* [Supplied material]:
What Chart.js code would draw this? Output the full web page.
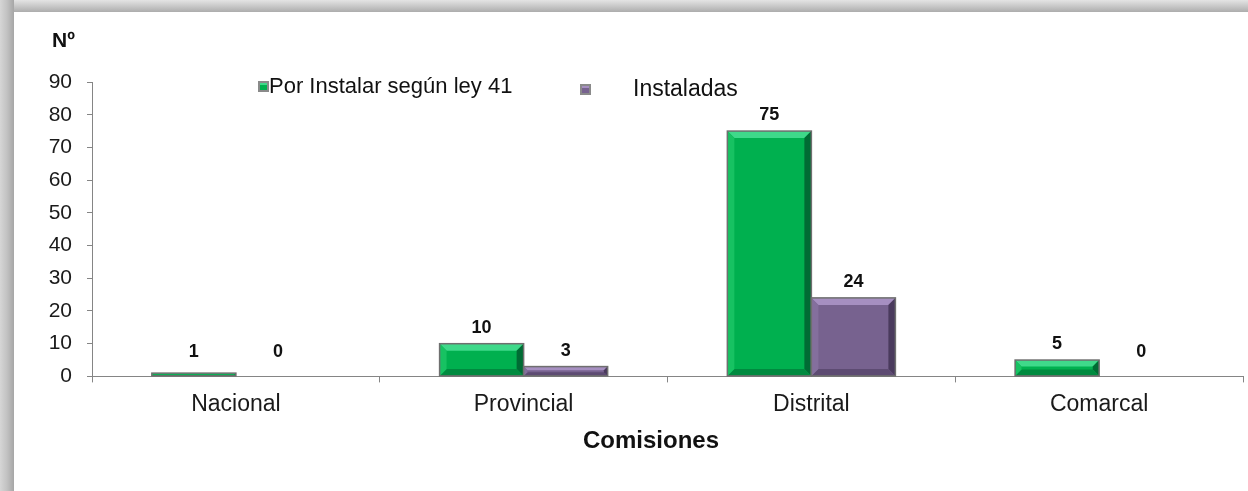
<!DOCTYPE html>
<html>
<head>
<meta charset="utf-8">
<script src="https://cdn.jsdelivr.net/npm/chart.js@4.4.0/dist/chart.umd.min.js"></script>
<style>
  body { margin: 0; background: #fff; width: 1248px; height: 491px; overflow: hidden; position: relative; }
  #edgeTop { position: absolute; left: 0; top: 0; width: 1248px; height: 12px; background: linear-gradient(to bottom, #e4e4e4, #adadad); }
  #edgeLeft { position: absolute; left: 0; top: 0; width: 14px; height: 491px; background: linear-gradient(to right, #d6d6d6, #c2c2c2 50%, #a6a6a6); }
  #chart { position: absolute; left: 14px; top: 12px; }
</style>
</head>
<body>
<div id="edgeTop"></div>
<div id="edgeLeft"></div>
<canvas id="chart" width="1234" height="479"></canvas>
<script>
const categories = ["Nacional", "Provincial", "Distrital", "Comarcal"];
const porInstalar = [1, 10, 75, 5];
const instaladas = [0, 3, 24, 0];
const seriesNames = ["Por Instalar según ley 41", "Instaladas"];
const yMin = 0, yMax = 90, yStep = 10;

const FONT = "'Liberation Sans', Arial, sans-serif";
const AXIS = "#858585";

// bevelled bars, drawn over the library's bar elements
const bevelPlugin = {
  id: "bevel",
  afterDatasetsDraw(chart) {
    const ctx = chart.ctx;
    chart.data.datasets.forEach((ds, di) => {
      const meta = chart.getDatasetMeta(di);
      const pal = ds.bevel;
      meta.data.forEach((bar, i) => {
        const p = bar.getProps(["x", "y", "base", "width"], true);
        const l = p.x - p.width / 2, r = p.x + p.width / 2;
        const t = Math.min(p.y, p.base), bt = Math.max(p.y, p.base);
        const h = bt - t;
        if (h >= 0.5) {
          const b = Math.min(7, h / 2.5, p.width / 6);
          const poly = (pts, c) => {
            ctx.beginPath();
            ctx.moveTo(pts[0][0], pts[0][1]);
            pts.slice(1).forEach(q => ctx.lineTo(q[0], q[1]));
            ctx.closePath();
            ctx.fillStyle = c;
            ctx.fill();
          };
          ctx.save();
          ctx.fillStyle = pal.face;
          ctx.fillRect(l, t, r - l, h);
          poly([[l, t], [r, t], [r - b, t + b], [l + b, t + b]], pal.light);
          poly([[r, t], [r, bt], [r - b, bt - b], [r - b, t + b]], pal.side);
          poly([[l, bt], [r, bt], [r - b, bt - b], [l + b, bt - b]], pal.bottom);
          poly([[l, t], [l + b, t + b], [l + b, bt - b], [l, bt]], pal.left);
          ctx.strokeStyle = "#6f6f6f";
          ctx.lineWidth = 1.5;
          ctx.strokeRect(l, t, r - l, h);
          ctx.restore();
        }
        // value label
        const v = ds.data[i];
        const ly = Math.min(t - 16, p.base - 24);
        ctx.save();
        ctx.font = "bold 18px " + FONT;
        ctx.fillStyle = "#111";
        ctx.textAlign = "center";
        ctx.textBaseline = "middle";
        ctx.fillText(String(v), p.x, ly);
        ctx.restore();
      });
    });
  },
  afterDraw(chart) {
    const ctx = chart.ctx;
    ctx.save();
    ctx.fillStyle = "#111";
    ctx.textBaseline = "middle";
    // axis unit
    ctx.font = "bold 21px " + FONT;
    ctx.fillText("Nº", 38, 29);
    // category axis title
    ctx.font = "bold 24px " + FONT;
    ctx.textAlign = "center";
    ctx.fillText("Comisiones", 637, 429);
    ctx.textAlign = "left";
    // legend
    const ds = chart.data.datasets;
    const items = [
      { sq: 244, tx: 255, size: 22, y: 75 },
      { sq: 566, tx: 619, size: 23, y: 78 }
    ];
    items.forEach((it, k) => {
      const pal = ds[k].bevel;
      ctx.fillStyle = "#8a8a8a";
      ctx.fillRect(it.sq, it.y - 6, 11, 11);
      ctx.fillStyle = pal.face;
      ctx.fillRect(it.sq + 2, it.y - 4, 7, 7);
      ctx.fillStyle = pal.light;
      ctx.fillRect(it.sq + 2, it.y - 4, 7, 2);
      ctx.font = it.size + "px " + FONT;
      ctx.fillStyle = "#111";
      ctx.fillText(ds[k].label, it.tx, it.y);
    });
    ctx.restore();
  }
};

new Chart(document.getElementById("chart"), {
  type: "bar",
  data: {
    labels: categories,
    datasets: [
      {
        label: seriesNames[0],
        data: porInstalar,
        backgroundColor: "rgba(0,0,0,0)",
        borderWidth: 0,
        bevel: { face: "#00b04f", light: "#3fd98a", side: "#006b34", bottom: "#008a3f", left: "#17c262" }
      },
      {
        label: seriesNames[1],
        data: instaladas,
        backgroundColor: "rgba(0,0,0,0)",
        borderWidth: 0,
        bevel: { face: "#77628f", light: "#a68fc1", side: "#4a3a5d", bottom: "#5d4b72", left: "#846f9d" }
      }
    ]
  },
  options: {
    responsive: false,
    animation: false,
    devicePixelRatio: 1,
    layout: { padding: { top: 70, right: 5, bottom: 65, left: 0 } },
    datasets: { bar: { categoryPercentage: 0.584, barPercentage: 1 } },
    plugins: {
      legend: { display: false },
      tooltip: { enabled: false }
    },
    scales: {
      x: {
        grid: { drawOnChartArea: false, tickLength: 6, color: AXIS, offset: true },
        border: { color: AXIS, width: 1 },
        ticks: { font: { family: FONT, size: 23 }, color: "#1a1a1a", padding: 8 }
      },
      y: {
        min: yMin,
        max: yMax,
        afterFit: s => { s.width = 78; },
        grid: { drawOnChartArea: false, tickLength: 5, color: AXIS },
        border: { color: AXIS, width: 1 },
        ticks: { stepSize: yStep, font: { family: FONT, size: 21 }, color: "#1a1a1a", padding: 15 }
      }
    }
  },
  plugins: [bevelPlugin]
});
</script>
</body>
</html>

* [Exercise objective]:
Return all of the data exactly as written, and drop the pictures.

* [Answer to this problem]:
What Chart.js code would draw this? Output the full web page.
<!DOCTYPE html>
<html>
<head>
<meta charset="utf-8">
<script src="https://cdn.jsdelivr.net/npm/chart.js@4.4.0/dist/chart.umd.min.js"></script>
<style>
  body { margin: 0; background: #fff; width: 1248px; height: 491px; overflow: hidden; position: relative; }
  #edgeTop { position: absolute; left: 0; top: 0; width: 1248px; height: 12px; background: linear-gradient(to bottom, #e4e4e4, #adadad); }
  #edgeLeft { position: absolute; left: 0; top: 0; width: 14px; height: 491px; background: linear-gradient(to right, #d6d6d6, #c2c2c2 50%, #a6a6a6); }
  #chart { position: absolute; left: 14px; top: 12px; }
</style>
</head>
<body>
<div id="edgeTop"></div>
<div id="edgeLeft"></div>
<canvas id="chart" width="1234" height="479"></canvas>
<script>
const categories = ["Nacional", "Provincial", "Distrital", "Comarcal"];
const porInstalar = [1, 10, 75, 5];
const instaladas = [0, 3, 24, 0];
const seriesNames = ["Por Instalar según ley 41", "Instaladas"];
const yMin = 0, yMax = 90, yStep = 10;

const FONT = "'Liberation Sans', Arial, sans-serif";
const AXIS = "#858585";

// bevelled bars, drawn over the library's bar elements
const bevelPlugin = {
  id: "bevel",
  afterDatasetsDraw(chart) {
    const ctx = chart.ctx;
    chart.data.datasets.forEach((ds, di) => {
      const meta = chart.getDatasetMeta(di);
      const pal = ds.bevel;
      meta.data.forEach((bar, i) => {
        const p = bar.getProps(["x", "y", "base", "width"], true);
        const l = p.x - p.width / 2, r = p.x + p.width / 2;
        const t = Math.min(p.y, p.base), bt = Math.max(p.y, p.base);
        const h = bt - t;
        if (h >= 0.5) {
          const b = Math.min(7, h / 2.5, p.width / 6);
          const poly = (pts, c) => {
            ctx.beginPath();
            ctx.moveTo(pts[0][0], pts[0][1]);
            pts.slice(1).forEach(q => ctx.lineTo(q[0], q[1]));
            ctx.closePath();
            ctx.fillStyle = c;
            ctx.fill();
          };
          ctx.save();
          ctx.fillStyle = pal.face;
          ctx.fillRect(l, t, r - l, h);
          poly([[l, t], [r, t], [r - b, t + b], [l + b, t + b]], pal.light);
          poly([[r, t], [r, bt], [r - b, bt - b], [r - b, t + b]], pal.side);
          poly([[l, bt], [r, bt], [r - b, bt - b], [l + b, bt - b]], pal.bottom);
          poly([[l, t], [l + b, t + b], [l + b, bt - b], [l, bt]], pal.left);
          ctx.strokeStyle = "#6f6f6f";
          ctx.lineWidth = 1.5;
          ctx.strokeRect(l, t, r - l, h);
          ctx.restore();
        }
        // value label
        const v = ds.data[i];
        const ly = Math.min(t - 16, p.base - 24);
        ctx.save();
        ctx.font = "bold 18px " + FONT;
        ctx.fillStyle = "#111";
        ctx.textAlign = "center";
        ctx.textBaseline = "middle";
        ctx.fillText(String(v), p.x, ly);
        ctx.restore();
      });
    });
  },
  afterDraw(chart) {
    const ctx = chart.ctx;
    ctx.save();
    ctx.fillStyle = "#111";
    ctx.textBaseline = "middle";
    // axis unit
    ctx.font = "bold 21px " + FONT;
    ctx.fillText("Nº", 38, 29);
    // category axis title
    ctx.font = "bold 24px " + FONT;
    ctx.textAlign = "center";
    ctx.fillText("Comisiones", 637, 429);
    ctx.textAlign = "left";
    // legend
    const ds = chart.data.datasets;
    const items = [
      { sq: 244, tx: 255, size: 22, y: 75 },
      { sq: 566, tx: 619, size: 23, y: 78 }
    ];
    items.forEach((it, k) => {
      const pal = ds[k].bevel;
      ctx.fillStyle = "#8a8a8a";
      ctx.fillRect(it.sq, it.y - 6, 11, 11);
      ctx.fillStyle = pal.face;
      ctx.fillRect(it.sq + 2, it.y - 4, 7, 7);
      ctx.fillStyle = pal.light;
      ctx.fillRect(it.sq + 2, it.y - 4, 7, 2);
      ctx.font = it.size + "px " + FONT;
      ctx.fillStyle = "#111";
      ctx.fillText(ds[k].label, it.tx, it.y);
    });
    ctx.restore();
  }
};

new Chart(document.getElementById("chart"), {
  type: "bar",
  data: {
    labels: categories,
    datasets: [
      {
        label: seriesNames[0],
        data: porInstalar,
        backgroundColor: "rgba(0,0,0,0)",
        borderWidth: 0,
        bevel: { face: "#00b04f", light: "#3fd98a", side: "#006b34", bottom: "#008a3f", left: "#17c262" }
      },
      {
        label: seriesNames[1],
        data: instaladas,
        backgroundColor: "rgba(0,0,0,0)",
        borderWidth: 0,
        bevel: { face: "#77628f", light: "#a68fc1", side: "#4a3a5d", bottom: "#5d4b72", left: "#846f9d" }
      }
    ]
  },
  options: {
    responsive: false,
    animation: false,
    devicePixelRatio: 1,
    layout: { padding: { top: 70, right: 5, bottom: 65, left: 0 } },
    datasets: { bar: { categoryPercentage: 0.584, barPercentage: 1 } },
    plugins: {
      legend: { display: false },
      tooltip: { enabled: false }
    },
    scales: {
      x: {
        grid: { drawOnChartArea: false, tickLength: 6, color: AXIS, offset: true },
        border: { color: AXIS, width: 1 },
        ticks: { font: { family: FONT, size: 23 }, color: "#1a1a1a", padding: 8 }
      },
      y: {
        min: yMin,
        max: yMax,
        afterFit: s => { s.width = 78; },
        grid: { drawOnChartArea: false, tickLength: 5, color: AXIS },
        border: { color: AXIS, width: 1 },
        ticks: { stepSize: yStep, font: { family: FONT, size: 21 }, color: "#1a1a1a", padding: 15 }
      }
    }
  },
  plugins: [bevelPlugin]
});
</script>
</body>
</html>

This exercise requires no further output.